Bons profissionais, bem formados e que saibam trabalhar a informação. Isso
depende da base. A necessidade da informação bem apurada que a sociedade
precisa e você tem, não vai ser suprida por blog ou coisas do tipo. A sociedade
quer bons jornalistas e um bom jornalismo.

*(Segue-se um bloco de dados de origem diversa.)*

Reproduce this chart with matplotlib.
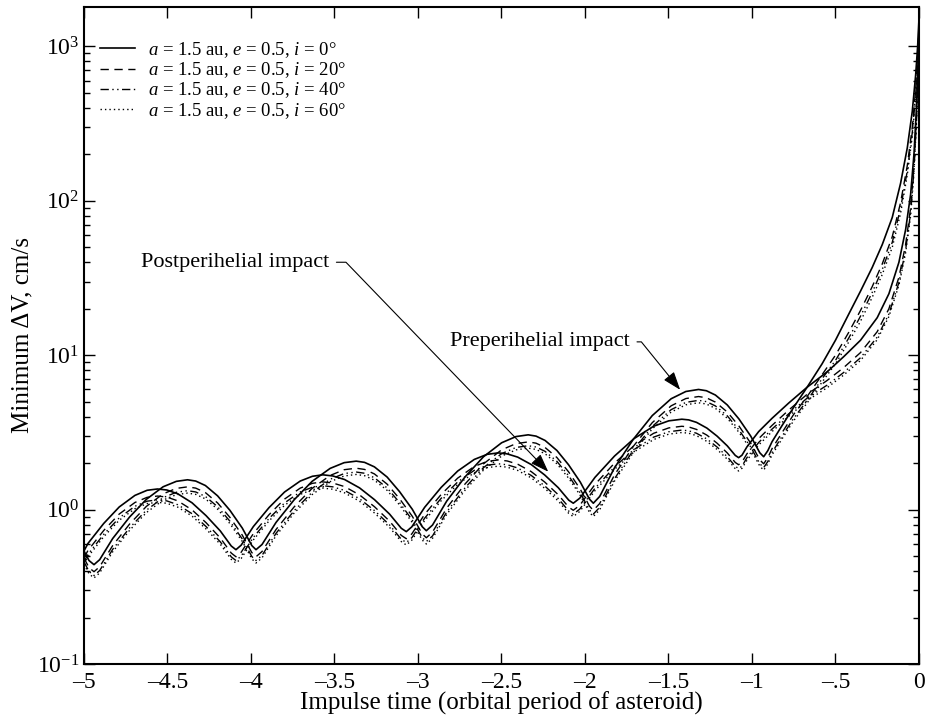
import matplotlib
matplotlib.use("Agg")
import matplotlib.pyplot as plt
from matplotlib.ticker import FixedLocator, FixedFormatter, LogLocator

plt.rcParams['font.family'] = ['Liberation Serif', 'DejaVu Serif']
plt.rcParams['mathtext.fontset'] = 'custom'
plt.rcParams['mathtext.rm'] = 'Liberation Serif'
plt.rcParams['mathtext.it'] = 'Liberation Serif:italic'

# preperihelial impact curves (impulse time in orbital periods, min dV in cm/s)
pre_x = [-5.0, -4.97, -4.94, -4.906, -4.828, -4.727, -4.626, -4.526, -4.447, -4.38,
         -4.331, -4.273, -4.2, -4.126, -4.052, -3.995, -3.97,
         -3.934, -3.85, -3.742, -3.634, -3.526, -3.442, -3.37,
         -3.32, -3.261, -3.185, -3.11, -3.034, -2.975, -2.95,
         -2.913, -2.828, -2.718, -2.608, -2.499, -2.413, -2.34,
         -2.293, -2.239, -2.168, -2.098, -2.028, -1.973, -1.95,
         -1.912, -1.824, -1.711, -1.597, -1.484, -1.396, -1.32,
         -1.273, -1.219, -1.148, -1.078, -1.008, -0.953, -0.93,
         -0.905, -0.88, -0.82, -0.75, -0.67, -0.58, -0.50, -0.42, -0.35,
         -0.28, -0.22, -0.16, -0.11, -0.07, -0.04, -0.02, -0.008, 0.0]
pre_i0 = [0.54, 0.468, 0.44, 0.474, 0.650, 0.895, 1.167, 1.406, 1.524, 1.56,
          1.531, 1.432, 1.228, 0.989, 0.759, 0.585, 0.55,
          0.594, 0.826, 1.156, 1.524, 1.849, 2.014, 2.06,
          2.023, 1.892, 1.626, 1.306, 1.005, 0.776, 0.73,
          0.794, 1.135, 1.629, 2.198, 2.710, 2.972, 3.05,
          2.992, 2.805, 2.415, 1.950, 1.507, 1.169, 1.10,
          1.216, 1.858, 2.851, 4.064, 5.224, 5.821, 6.0,
          5.888, 5.521, 4.764, 3.864, 2.999, 2.333, 2.2,
          2.41, 2.75, 3.5, 4.6, 6.2, 8.8, 12.5, 18.5, 26,
          37, 52, 78, 130, 220, 380, 650, 1000, 1500]
pre_i20 = [0.486, 0.421, 0.396, 0.427, 0.585, 0.806, 1.050, 1.265, 1.372, 1.404,
           1.378, 1.289, 1.105, 0.890, 0.683, 0.527, 0.495,
           0.535, 0.743, 1.040, 1.372, 1.664, 1.813, 1.854,
           1.821, 1.703, 1.463, 1.175, 0.905, 0.698, 0.657,
           0.715, 1.022, 1.466, 1.978, 2.439, 2.675, 2.745,
           2.693, 2.525, 2.174, 1.755, 1.356, 1.052, 0.990,
           1.094, 1.672, 2.566, 3.658, 4.702, 5.239, 5.4,
           5.299, 4.969, 4.288, 3.478, 2.699, 2.100, 1.98,
           2.17, 2.48, 3.15, 4.14, 5.39, 7.48, 10.0, 14.1, 19.5,
           27.8, 39, 58.5, 97.5, 169, 300, 520, 820, 1300]
pre_i40 = [0.459, 0.398, 0.374, 0.403, 0.553, 0.761, 0.992, 1.195, 1.295, 1.326,
           1.301, 1.217, 1.044, 0.841, 0.645, 0.497, 0.468,
           0.505, 0.702, 0.983, 1.295, 1.572, 1.712, 1.751,
           1.720, 1.608, 1.382, 1.110, 0.854, 0.660, 0.621,
           0.675, 0.965, 1.385, 1.868, 2.304, 2.526, 2.593,
           2.543, 2.384, 2.053, 1.658, 1.281, 0.994, 0.935,
           1.034, 1.579, 2.423, 3.454, 4.440, 4.948, 5.1,
           5.005, 4.693, 4.049, 3.284, 2.549, 1.983, 1.87,
           2.05, 2.34, 2.98, 3.91, 5.08, 7.04, 9.25, 12.95, 17.9,
           25.5, 35.9, 53.8, 89.7, 156, 277, 488, 770, 1200]
pre_i60 = [0.443, 0.384, 0.361, 0.389, 0.533, 0.734, 0.957, 1.153, 1.250, 1.279,
           1.255, 1.174, 1.007, 0.811, 0.622, 0.480, 0.451,
           0.487, 0.677, 0.948, 1.250, 1.516, 1.651, 1.689,
           1.659, 1.551, 1.333, 1.071, 0.824, 0.636, 0.599,
           0.651, 0.931, 1.336, 1.802, 2.222, 2.437, 2.501,
           2.453, 2.300, 1.980, 1.599, 1.236, 0.959, 0.902,
           0.997, 1.524, 2.338, 3.332, 4.284, 4.773, 4.92,
           4.828, 4.527, 3.906, 3.168, 2.459, 1.913, 1.80,
           1.98, 2.26, 2.87, 3.77, 4.9, 6.7, 8.8, 12.2, 16.6,
           23.7, 33.3, 49.9, 83, 147, 262, 462, 730, 1150]

# postperihelial impact curves
post_x = [-5.0, -4.976, -4.882, -4.789, -4.695, -4.622, -4.56,
          -4.504, -4.438, -4.353, -4.269, -4.184, -4.118, -4.09,
          -4.059, -3.986, -3.892, -3.799, -3.705, -3.632, -3.57,
          -3.51, -3.44, -3.35, -3.26, -3.17, -3.10, -3.07,
          -3.037, -2.96, -2.861, -2.762, -2.663, -2.586, -2.52,
          -2.466, -2.403, -2.322, -2.241, -2.16, -2.097, -2.07,
          -2.031, -1.94, -1.823, -1.706, -1.589, -1.498, -1.42,
          -1.379, -1.332, -1.27, -1.209, -1.148, -1.10, -1.08,
          -1.06, -1.03, -0.96, -0.88, -0.78, -0.67, -0.55, -0.45, -0.35,
          -0.25, -0.18, -0.12, -0.08, -0.05, -0.03, -0.015, -0.005, 0.0]
post_i0 = [0.54, 0.604, 0.813, 1.040, 1.236, 1.334, 1.36,
           1.340, 1.265, 1.107, 0.914, 0.728, 0.581, 0.55,
           0.588, 0.776, 1.030, 1.300, 1.531, 1.644, 1.68,
           1.652, 1.567, 1.383, 1.159, 0.935, 0.757, 0.72,
           0.773, 1.035, 1.393, 1.778, 2.113, 2.280, 2.33,
           2.296, 2.188, 1.959, 1.675, 1.387, 1.151, 1.10,
           1.186, 1.618, 2.223, 2.884, 3.467, 3.758, 3.85,
           3.811, 3.673, 3.373, 2.992, 2.588, 2.244, 2.17,
           2.25, 2.55, 3.2, 3.9, 4.9, 6.2, 7.8, 9.8, 12.5,
           17.5, 25, 40, 65, 110, 200, 400, 800, 1400]
post_i20 = [0.486, 0.544, 0.732, 0.936, 1.112, 1.201, 1.224,
            1.206, 1.139, 0.996, 0.823, 0.655, 0.523, 0.495,
            0.529, 0.698, 0.927, 1.170, 1.378, 1.480, 1.512,
            1.487, 1.410, 1.245, 1.043, 0.842, 0.681, 0.648,
            0.696, 0.932, 1.254, 1.600, 1.902, 2.052, 2.097,
            2.066, 1.969, 1.763, 1.508, 1.248, 1.036, 0.990,
            1.067, 1.456, 2.001, 2.596, 3.120, 3.382, 3.465,
            3.430, 3.306, 3.036, 2.693, 2.329, 2.020, 1.953,
            2.03, 2.30, 2.88, 3.51, 4.41, 5.58, 6.86, 8.33, 10.4,
            14.2, 20, 32, 52, 90, 170, 348, 720, 1260]
post_i40 = [0.459, 0.513, 0.691, 0.884, 1.051, 1.134, 1.156,
            1.139, 1.075, 0.941, 0.777, 0.619, 0.494, 0.468,
            0.500, 0.660, 0.876, 1.105, 1.301, 1.397, 1.428,
            1.404, 1.332, 1.176, 0.985, 0.795, 0.643, 0.612,
            0.657, 0.880, 1.184, 1.511, 1.796, 1.938, 1.981,
            1.952, 1.860, 1.665, 1.424, 1.179, 0.978, 0.935,
            1.008, 1.375, 1.890, 2.451, 2.947, 3.194, 3.273,
            3.239, 3.122, 2.867, 2.543, 2.200, 1.907, 1.845,
            1.91, 2.17, 2.72, 3.32, 4.17, 5.27, 6.40, 7.74, 9.63,
            13.1, 18.5, 29.6, 48, 84, 158, 328, 680, 1150]
post_i60 = [0.443, 0.495, 0.667, 0.853, 1.014, 1.094, 1.115,
            1.099, 1.037, 0.908, 0.749, 0.597, 0.476, 0.451,
            0.482, 0.636, 0.845, 1.066, 1.255, 1.348, 1.378,
            1.355, 1.285, 1.134, 0.950, 0.767, 0.621, 0.590,
            0.634, 0.849, 1.142, 1.458, 1.733, 1.870, 1.911,
            1.883, 1.794, 1.606, 1.374, 1.137, 0.944, 0.902,
            0.973, 1.327, 1.823, 2.365, 2.843, 3.082, 3.157,
            3.125, 3.012, 2.766, 2.453, 2.122, 1.840, 1.779,
            1.85, 2.09, 2.62, 3.20, 4.02, 5.08, 6.16, 7.45, 9.25,
            12.6, 17.8, 28.4, 46, 80, 152, 316, 656, 1100]

inclinations = [0, 20, 40, 60]
styles = ['-', (0, (6, 4)), (0, (6, 2.5, 1, 2.5, 1, 2.5)), (0, (1, 2.2))]
widths = [1.2, 1.0, 1.0, 1.0]

xticks = [-5, -4.5, -4, -3.5, -3, -2.5, -2, -1.5, -1, -0.5, 0]
xticklabels = ['\u20135', '\u20134.5', '\u20134', '\u20133.5', '\u20133', '\u20132.5',
               '\u20132', '\u20131.5', '\u20131', '\u2013.5', '0']

fig = plt.figure(figsize=(9.29, 7.28), dpi=100)
ax = fig.add_axes([0.0904, 0.0879, 0.8988, 0.9025])

pre_sets = [pre_i0, pre_i20, pre_i40, pre_i60]
post_sets = [post_i0, post_i20, post_i40, post_i60]
for k in range(4):
    ax.plot(pre_x, pre_sets[k], color='black', linestyle=styles[k], linewidth=widths[k],
            label=f'$a$ = 1.5 au, $e$ = 0.5, $i$ = {inclinations[k]}\u00b0')
    ax.plot(post_x, post_sets[k], color='black', linestyle=styles[k], linewidth=widths[k])

ax.set_yscale('log')
ax.set_xlim(-5, 0)
ax.set_ylim(0.1, 1800)
ax.xaxis.set_major_locator(FixedLocator(xticks))
ax.xaxis.set_major_formatter(FixedFormatter(xticklabels))
ax.yaxis.set_major_locator(LogLocator(base=10, numticks=10))
ax.yaxis.set_minor_locator(LogLocator(base=10, subs=range(2, 10), numticks=10))
ax.tick_params(which='both', direction='in', top=True, right=True, labelsize=17, width=1)
ax.tick_params(which='major', length=8)
ax.tick_params(which='minor', length=4)
ax.tick_params(axis='x', pad=6)
for s in ax.spines.values():
    s.set_linewidth(1.5)

ax.set_xlabel('Impulse time (orbital period of asteroid)', fontsize=18, labelpad=-1)
ax.set_ylabel('Minimum \u0394V, cm/s', fontsize=18, labelpad=2)

ax.legend(loc='upper left', bbox_to_anchor=(0.019, 0.950), frameon=False, fontsize=13.5,
          handlelength=1.87, handletextpad=0.7, labelspacing=0.03, borderaxespad=0, borderpad=0)

arrow = dict(arrowstyle='-|>,head_length=0.7,head_width=0.25', color='black', lw=0.8,
             mutation_scale=16, relpos=(1, 0.5), shrinkA=3, shrinkB=0)
ax.annotate('Postperihelial impact', xy=(-2.22, 1.76), xytext=(-3.53, 40),
            ha='right', va='center', fontsize=16,
            arrowprops=dict(arrow, connectionstyle='angle,angleA=0,angleB=-46,rad=0'))
ax.annotate('Preperihelial impact', xy=(-1.43, 5.97), xytext=(-1.73, 12.2),
            ha='right', va='center', fontsize=16,
            arrowprops=dict(arrow, connectionstyle='angle,angleA=0,angleB=-51,rad=0'))

fig.savefig('out.png', dpi=100)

O que você acha da formação acadêmica em
jornalismo? É importante?
Não me arrependo de ter
feito (Jornalismo). Não sou favorável, para não ser linchado, que os jornais
contratem só formados em jornalismo, mas é bom que hajam outros profissionais,
mesmo que sem diploma, trabalhando na nossa área também. Eu trabalhei com gente
formada em Direito, Economia, e faz uma puta diferença. Coisas que não dão
certo em profissão nenhuma são: preguiça, pouca dedicação, arrogância de achar
que não precisa ouvir as pessoas e autossuficiência. Toda vez que você acha que
já sabe demais, se dá mal. Toda vez que você deixa de fazer algo que deveria
ter feito, se dá mal. Não é uma profissão pra se ganhar muito dinheiro. Se for
pensar nisso por dinheiro, vai fazer outra coisa. Vai sempre ter altos e
baixos, felicidade e tristeza, vai trabalhar muito, vai perder namorados(as),
férias, finais de semana. Você vai ter que fazer escolhas.
Que
conselho você daria aos estudantes de jornalismo?
Leiam jornais,
revistas, livros sempre. Tem gente que gosta de cultura e lê só cultura. Recomendo
que leiam de tudo, pois é isso que vai te dar instrumento pra entender como se
faz (jornalismo). É lógico que se você gosta mais de cultura, você tende a ler
mais sobre isso, mas você deve ter um conhecimento amplo. Ter curiosidade, ser
interessado no humano, no sentido físico e no que o humano produz.